12 8bre 1767
Mon cher ami, je vous parlerai de Henri 4 avant de vous entretenir de melle Duranci.
Premièremt, je savais qu'on avait défendu de faire paraître Henri 4 sur le théâtre. Ne nomen ejus vilesceret, et en cas que jamais les comédiens voulussent jouer Charlot, il ne fallait pas les priver de cette petite ressource, supposé que c'en soit une dans leur décadence et dans leur misère.
En second lieu, Henri 4 étant substitué au duc de Bellegarde n'aurait pu jouer un rôle digne de lui. Il aurait été obligé d'entrer dans des détails qui ne conviennent point du tout à sa dignité. De plus tout ce que le duc de Bellegarde dit de son maître est bien plus à l'avantage de ce grand homme que si Henri 4 parlait lui même.
Enfin il est nécessaire que celui qui fait le dénouement de la pièce soit un parent de la maison, et voilà pourquoi j'ai restitué les vers qui fondent cette parenté, au 1er acte. Ils sont d'une nécessité indispensable. Je vous supplie d'exiger un carton.
Je recommande toujours à l'enchanteur Merlin de ne point mettre mon nom à cette bagatelle et de ne point demander de privilège.
Mandez moi, je vous prie, mon cher ami, quand vous croyez que m. Chardon pourra rapporter le procès de Sirven, afin que j'aie l'honneur de lui écrire.
Si Elie de Beaumont est condamné à rembourser les améliorations, la terre pourra lui coûter cher, car on dit que les acquéreurs l'avaient fort embellie, et y avaient fait de grandes dépenses. Ces liquidations d'ailleurs entraînent des frais considérables.
Je ne connais rien de nouveau dans la littérature, sinon quelques ouvrages d'une liberté extrême, imprimés en Hollande. Il y en a une douzaine depuis trois ans. La théologie portative n'est nullement théologique; ce n'est qu'une plaisanterie continuelle par ordre alphabétique; mais il faut avouer qu'il y a des traits si comiques, que plusieurs théologiens même ne pourront s'empêcher d'en rire.
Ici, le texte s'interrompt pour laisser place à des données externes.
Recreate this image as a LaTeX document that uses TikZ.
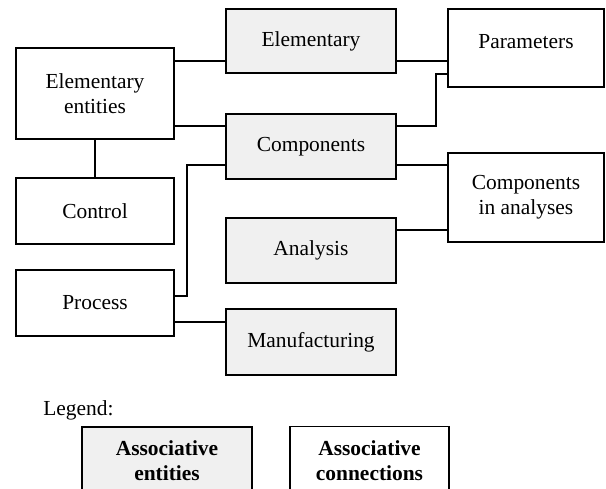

Les jeunes gens et les femmes lisent cette folie avec avidité. Les éditions de tous les livres dans ce goût se multiplient. Les vrais politiques disent que c'est un bonheur pour tous les états et pour tous les princes; que plus les querelles théologiques seront méprisées, plus la religion sera respectée, et que le repos public ne pouvait naître que de deux sources, l'une l'expulsion des Jésuites, et l'autre le mépris pour les écoles d'arguments. Ce mépris augmente heureusement pour la victoire de Marmontel. Le collège Mazarin pourra bien tomber dans un décri universel: tout le monde dira, point de Mazarin. Le procédé des cuistres est si infâme qu'il n'y a plus moyen de se moquer d'eux. On ne peut pas rire de coquins qui méritent le carcan; il faut les dénoncer comme des scélérats. La lettre de mon laquais à Cogé me paraît nécessaire, et il faut qu'elle lui soit rendue. Vous avez dû voir, mon cher ami par mon mémoire sur la Beaumelle que rien ne m'engagera jamais à ménager les fripons.
Soyez très persuadé que je n'ai nulle part à la retraite de melle Duranci; mr d'Argental a été très mal informé. J'ai soutenu le théâtre pendant 50 ans; ma récompense a été une foule de libelles et de tracasseries. Ah que j'ai bien fait de quitter Paris, et que je suis loin de le regretter! Votre correspondance me tient lieu de tout ce qui m'aurait pu plaire encore dans cette ville.
Adieu. Il n'y a de remède pour moi que celui de la patience.